# Your goal:
How many lines in the records below hold the string "picture"? Please answer with the number and nothing more.

# Records to process:
──────────
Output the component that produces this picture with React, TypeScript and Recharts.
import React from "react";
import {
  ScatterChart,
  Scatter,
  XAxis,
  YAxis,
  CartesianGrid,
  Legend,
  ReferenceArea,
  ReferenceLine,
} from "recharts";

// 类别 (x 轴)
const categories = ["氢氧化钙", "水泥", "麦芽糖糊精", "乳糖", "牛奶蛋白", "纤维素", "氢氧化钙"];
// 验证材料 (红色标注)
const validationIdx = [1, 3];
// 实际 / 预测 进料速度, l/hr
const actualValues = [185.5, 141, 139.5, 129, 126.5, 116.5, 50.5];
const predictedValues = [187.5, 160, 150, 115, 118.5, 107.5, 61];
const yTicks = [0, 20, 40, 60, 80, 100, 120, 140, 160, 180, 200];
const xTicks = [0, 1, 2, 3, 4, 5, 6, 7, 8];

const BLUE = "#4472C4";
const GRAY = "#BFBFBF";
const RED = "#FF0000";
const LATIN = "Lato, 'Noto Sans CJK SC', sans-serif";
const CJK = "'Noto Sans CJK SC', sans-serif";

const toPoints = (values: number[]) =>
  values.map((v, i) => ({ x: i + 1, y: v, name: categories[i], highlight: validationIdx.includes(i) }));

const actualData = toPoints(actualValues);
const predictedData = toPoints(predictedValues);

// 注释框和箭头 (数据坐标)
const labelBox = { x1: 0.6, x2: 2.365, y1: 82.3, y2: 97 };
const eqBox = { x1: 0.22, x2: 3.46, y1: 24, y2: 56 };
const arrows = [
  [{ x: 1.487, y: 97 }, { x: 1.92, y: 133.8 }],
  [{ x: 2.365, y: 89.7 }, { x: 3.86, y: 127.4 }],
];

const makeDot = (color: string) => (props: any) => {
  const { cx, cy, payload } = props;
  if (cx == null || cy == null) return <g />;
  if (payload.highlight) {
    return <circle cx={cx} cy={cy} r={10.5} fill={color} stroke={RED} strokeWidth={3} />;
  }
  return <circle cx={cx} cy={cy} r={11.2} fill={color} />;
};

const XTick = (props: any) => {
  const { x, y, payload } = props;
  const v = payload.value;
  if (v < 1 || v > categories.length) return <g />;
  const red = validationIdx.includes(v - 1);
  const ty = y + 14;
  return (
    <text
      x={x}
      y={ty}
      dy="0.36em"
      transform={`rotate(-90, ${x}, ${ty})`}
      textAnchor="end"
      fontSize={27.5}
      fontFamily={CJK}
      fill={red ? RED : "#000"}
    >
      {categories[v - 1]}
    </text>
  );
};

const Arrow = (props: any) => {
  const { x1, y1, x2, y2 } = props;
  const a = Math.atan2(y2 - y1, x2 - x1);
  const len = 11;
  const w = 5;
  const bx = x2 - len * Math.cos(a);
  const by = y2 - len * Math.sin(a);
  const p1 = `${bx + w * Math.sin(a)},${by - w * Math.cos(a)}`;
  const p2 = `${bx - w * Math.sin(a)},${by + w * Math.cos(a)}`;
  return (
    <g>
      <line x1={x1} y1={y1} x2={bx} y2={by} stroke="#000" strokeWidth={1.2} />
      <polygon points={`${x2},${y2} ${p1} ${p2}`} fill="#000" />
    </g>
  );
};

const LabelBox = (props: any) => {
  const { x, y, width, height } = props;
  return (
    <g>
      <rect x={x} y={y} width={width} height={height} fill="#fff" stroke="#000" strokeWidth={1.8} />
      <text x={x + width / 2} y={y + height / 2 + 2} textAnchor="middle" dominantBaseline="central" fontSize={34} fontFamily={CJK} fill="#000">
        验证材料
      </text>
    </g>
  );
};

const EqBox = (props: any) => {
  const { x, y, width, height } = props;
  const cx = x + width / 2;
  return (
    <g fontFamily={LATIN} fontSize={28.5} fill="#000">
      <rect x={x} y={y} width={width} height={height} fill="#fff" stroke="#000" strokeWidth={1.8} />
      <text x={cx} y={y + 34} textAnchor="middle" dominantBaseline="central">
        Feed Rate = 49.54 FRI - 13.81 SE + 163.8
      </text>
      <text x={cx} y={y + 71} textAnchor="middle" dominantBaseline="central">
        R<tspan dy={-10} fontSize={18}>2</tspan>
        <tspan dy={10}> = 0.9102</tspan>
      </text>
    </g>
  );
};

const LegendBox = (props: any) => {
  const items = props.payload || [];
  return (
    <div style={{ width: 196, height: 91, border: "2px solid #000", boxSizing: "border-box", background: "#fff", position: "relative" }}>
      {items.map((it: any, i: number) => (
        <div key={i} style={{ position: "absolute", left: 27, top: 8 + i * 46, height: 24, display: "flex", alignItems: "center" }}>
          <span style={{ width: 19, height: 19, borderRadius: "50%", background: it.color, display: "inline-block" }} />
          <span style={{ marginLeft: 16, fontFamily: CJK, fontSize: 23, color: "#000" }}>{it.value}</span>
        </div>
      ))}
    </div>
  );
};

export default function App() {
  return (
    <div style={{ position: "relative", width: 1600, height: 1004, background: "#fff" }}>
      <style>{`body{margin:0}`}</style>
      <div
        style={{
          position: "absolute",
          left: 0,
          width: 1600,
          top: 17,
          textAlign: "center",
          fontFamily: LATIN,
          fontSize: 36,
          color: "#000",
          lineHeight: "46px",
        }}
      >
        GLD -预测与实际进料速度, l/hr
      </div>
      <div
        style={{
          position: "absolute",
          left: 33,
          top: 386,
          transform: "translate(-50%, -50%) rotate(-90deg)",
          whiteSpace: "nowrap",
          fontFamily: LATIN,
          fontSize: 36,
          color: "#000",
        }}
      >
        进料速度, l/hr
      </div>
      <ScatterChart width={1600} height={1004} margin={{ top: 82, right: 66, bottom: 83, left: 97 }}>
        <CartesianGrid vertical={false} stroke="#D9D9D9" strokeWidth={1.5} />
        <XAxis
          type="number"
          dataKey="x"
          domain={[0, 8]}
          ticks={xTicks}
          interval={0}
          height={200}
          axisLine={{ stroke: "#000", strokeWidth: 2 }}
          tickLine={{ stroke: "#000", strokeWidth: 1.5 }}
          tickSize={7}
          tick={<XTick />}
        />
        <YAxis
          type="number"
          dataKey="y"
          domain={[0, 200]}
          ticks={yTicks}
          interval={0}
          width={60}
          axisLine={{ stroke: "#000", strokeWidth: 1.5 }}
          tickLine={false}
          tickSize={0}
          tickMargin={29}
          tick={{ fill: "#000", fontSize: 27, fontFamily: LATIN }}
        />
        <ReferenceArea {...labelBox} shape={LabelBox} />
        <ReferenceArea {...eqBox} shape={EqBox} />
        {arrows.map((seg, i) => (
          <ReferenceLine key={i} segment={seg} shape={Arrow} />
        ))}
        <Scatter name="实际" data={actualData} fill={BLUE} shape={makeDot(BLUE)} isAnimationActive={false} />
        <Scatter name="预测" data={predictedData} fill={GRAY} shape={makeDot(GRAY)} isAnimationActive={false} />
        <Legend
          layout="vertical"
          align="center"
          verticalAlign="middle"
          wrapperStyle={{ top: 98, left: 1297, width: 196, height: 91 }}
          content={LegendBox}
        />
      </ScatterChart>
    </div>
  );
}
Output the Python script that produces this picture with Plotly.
──────────
# Solved exercise:
2